Reproduce the material below line by line, beginning with its first line and ending with the line that contains "0.7, 7.1, 4.5];"; leave out pictures.

- [DATA EXCERPT]:
----
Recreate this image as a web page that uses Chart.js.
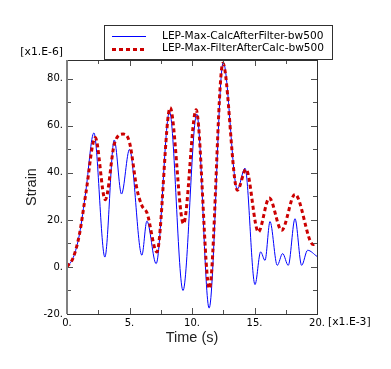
<!DOCTYPE html>
<html>
<head>
<meta charset="utf-8">
<script src="https://cdn.jsdelivr.net/npm/chart.js@4.4.0/dist/chart.umd.min.js"></script>
<style>
  html, body { margin: 0; padding: 0; background: #fff; }
</style>
</head>
<body>
<canvas id="myChart" width="391" height="369"></canvas>
<script>
// time in ms ([x1.E-3] s), strain in micro-strain ([x1.E-6])
var calcTime   = [0, 0.5, 1.0, 1.5, 2.15, 3.03, 3.78, 4.36, 5.0, 5.99, 6.39, 7.13, 8.2, 9.28, 10.38, 11.37, 12.5, 13.63, 14.24, 15.04, 15.49, 15.84, 16.24, 16.82, 17.25, 17.7, 18.24, 18.77, 19.25, 20];
var calcStrain = [0, 4, 14, 32, 57, 4.2, 54, 31, 50, 5, 19.5, 1.4, 66, -10, 65, -17.5, 87, 33, 42, -7.5, 6.4, 2.8, 19.3, 0.7, 5.7, 0.7, 20.5, 0.7, 7.1, 4.5];

var filtTime   = [0, 0.5, 1.0, 1.5, 2.26, 3.06, 3.8, 4.5, 5.0, 5.6, 6.0, 6.4, 7.19, 8.25, 9.32, 10.33, 11.39, 12.47, 13.63, 14.32, 15.31, 16.18, 17.17, 18.24, 19.7, 20];
var filtStrain = [0, 4, 14, 31, 55, 28.6, 52.5, 56.5, 53, 33, 26, 23, 6.4, 67.7, 18.4, 66.8, -9.2, 86.6, 32.6, 41.5, 14.9, 29.3, 15.6, 30.9, 9.5, 9.8];

var seriesLabels = ['LEP-Max-CalcAfterFilter-bw500', 'LEP-Max-FilterAfterCalc-bw500'];
var xTicks = [0, 5, 10, 15, 20];
var yTicks = [-20, 0, 20, 40, 60, 80];

var tickFont = { family: 'DejaVu Sans', size: 10 };

function toPoints(xs, ys) {
    return xs.map(function (t, i) { return { x: t, y: ys[i] }; });
}

// frame with inward ticks on all four sides
var frame = {
    id: 'frame',
    afterDatasetsDraw: function (chart) {
        var ctx = chart.ctx, a = chart.chartArea, xs = chart.scales.x, ys = chart.scales.y;
        ctx.save();
        ctx.strokeStyle = '#505050';
        ctx.lineWidth = 1;
        ctx.beginPath();
        function seg(x1, y1, x2, y2) { ctx.moveTo(x1, y1); ctx.lineTo(x2, y2); }
        yTicks.forEach(function (v, i) {
            var py = Math.round(ys.getPixelForValue(v)) + 0.5;
            seg(a.left, py, a.left + 6, py);
            seg(a.right, py, a.right - 6, py);
            if (i < yTicks.length - 1) {
                var pm = Math.round(ys.getPixelForValue((v + yTicks[i + 1]) / 2)) + 0.5;
                seg(a.left, pm, a.left + 4, pm);
                seg(a.right, pm, a.right - 4, pm);
            }
        });
        xTicks.forEach(function (v, i) {
            var px = Math.round(xs.getPixelForValue(v)) + 0.5;
            seg(px, a.bottom, px, a.bottom - 6);
            seg(px, a.top, px, a.top + 6);
            if (i < xTicks.length - 1) {
                var pm = Math.round(xs.getPixelForValue((v + xTicks[i + 1]) / 2)) + 0.5;
                seg(pm, a.bottom, pm, a.bottom - 4);
                seg(pm, a.top, pm, a.top + 4);
            }
        });
        ctx.stroke();

        ctx.strokeStyle = '#303030';
        ctx.strokeRect(Math.round(a.left) + 0.5, Math.round(a.top) + 0.5,
            Math.round(a.right - a.left), Math.round(a.bottom - a.top));
        ctx.strokeStyle = '#808080';
        ctx.lineWidth = 2;
        ctx.beginPath();
        seg(Math.round(a.left), a.top, Math.round(a.left), a.bottom);
        ctx.stroke();

        // exponent labels
        ctx.fillStyle = '#000';
        ctx.font = '10.8px "DejaVu Sans"';
        ctx.textBaseline = 'middle';
        ctx.textAlign = 'right';
        ctx.fillText('[x1.E-6]', a.left - 4, a.top - 8);
        ctx.textAlign = 'left';
        ctx.textBaseline = 'top';
        ctx.fillText('[x1.E-3]', a.right + 11, a.bottom + 3);
        ctx.restore();
    },
    afterDraw: function (chart) {
        // legend box
        var ctx = chart.ctx;
        var ds = chart.data.datasets;
        ctx.save();
        ctx.fillStyle = '#fff';
        ctx.fillRect(105, 26, 227, 33);
        ctx.strokeStyle = '#303030';
        ctx.lineWidth = 1;
        ctx.strokeRect(104.5, 25.5, 228, 34);
        ctx.font = '10.6px "DejaVu Sans"';
        ctx.fillStyle = '#000';
        ctx.textBaseline = 'middle';
        ctx.textAlign = 'left';
        var rows = [36, 48];
        ds.forEach(function (d, i) {
            ctx.beginPath();
            ctx.strokeStyle = d.borderColor;
            ctx.lineWidth = d.borderWidth;
            ctx.setLineDash(d.borderDash || []);
            var ly = i === 0 ? rows[i] + 0.5 : rows[i] + 1.5;
            ctx.moveTo(112, ly);
            ctx.lineTo(146, ly);
            ctx.stroke();
            ctx.setLineDash([]);
            ctx.fillText(seriesLabels[i], 162, rows[i]);
        });
        ctx.restore();
    }
};

var myChart = new Chart(document.getElementById('myChart'), {
    type: 'line',
    data: {
        datasets: [{
            label: seriesLabels[0],
            data: toPoints(calcTime, calcStrain),
            borderColor: '#0000ff',
            borderWidth: 1,
            pointRadius: 0,
            cubicInterpolationMode: 'monotone',
            fill: false,
            order: 1
        }, {
            label: seriesLabels[1],
            data: toPoints(filtTime, filtStrain),
            borderColor: '#cc0000',
            borderWidth: 3,
            borderDash: [4, 3],
            pointRadius: 0,
            cubicInterpolationMode: 'monotone',
            fill: false,
            order: 0
        }]
    },
    options: {
        responsive: false,
        animation: false,
        devicePixelRatio: 1,
        layout: { padding: { top: 60, right: 74, bottom: 0, left: 0 } },
        plugins: {
            legend: { display: false },
            tooltip: { enabled: false }
        },
        scales: {
            x: {
                type: 'linear',
                min: 0,
                max: 20,
                grid: { display: false, drawTicks: false },
                border: { display: false },
                afterBuildTicks: function (scale) {
                    scale.ticks = xTicks.map(function (v) { return { value: v }; });
                },
                afterFit: function (scale) { scale.height = 55; },
                ticks: {
                    font: tickFont,
                    color: '#000',
                    padding: 3,
                    maxRotation: 0,
                    autoSkip: false,
                    callback: function (v) { return v + '.'; }
                },
                title: {
                    display: true,
                    text: 'Time (s)',
                    color: '#222',
                    font: { family: 'Liberation Sans', size: 14.5 },
                    padding: { top: 0, bottom: 22 }
                }
            },
            y: {
                type: 'linear',
                min: -20,
                max: 88,
                grid: { display: false, drawTicks: false },
                border: { display: false },
                afterBuildTicks: function (scale) {
                    scale.ticks = yTicks.map(function (v) { return { value: v }; });
                },
                afterFit: function (scale) { scale.width = 67; },
                ticks: {
                    font: tickFont,
                    color: '#000',
                    padding: 4,
                    callback: function (v) { return v + '.'; }
                },
                title: {
                    display: true,
                    text: 'Strain',
                    color: '#222',
                    font: { family: 'Liberation Sans', size: 14.5 },
                    padding: { top: 23, bottom: 0 }
                }
            }
        }
    },
    plugins: [frame]
});
</script>
</body>
</html>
----
- [EXERCISE RESULT]:
Recreate this image as a web page that uses Chart.js.
<!DOCTYPE html>
<html>
<head>
<meta charset="utf-8">
<script src="https://cdn.jsdelivr.net/npm/chart.js@4.4.0/dist/chart.umd.min.js"></script>
<style>
  html, body { margin: 0; padding: 0; background: #fff; }
</style>
</head>
<body>
<canvas id="myChart" width="391" height="369"></canvas>
<script>
// time in ms ([x1.E-3] s), strain in micro-strain ([x1.E-6])
var calcTime   = [0, 0.5, 1.0, 1.5, 2.15, 3.03, 3.78, 4.36, 5.0, 5.99, 6.39, 7.13, 8.2, 9.28, 10.38, 11.37, 12.5, 13.63, 14.24, 15.04, 15.49, 15.84, 16.24, 16.82, 17.25, 17.7, 18.24, 18.77, 19.25, 20];
var calcStrain = [0, 4, 14, 32, 57, 4.2, 54, 31, 50, 5, 19.5, 1.4, 66, -10, 65, -17.5, 87, 33, 42, -7.5, 6.4, 2.8, 19.3, 0.7, 5.7, 0.7, 20.5, 0.7, 7.1, 4.5];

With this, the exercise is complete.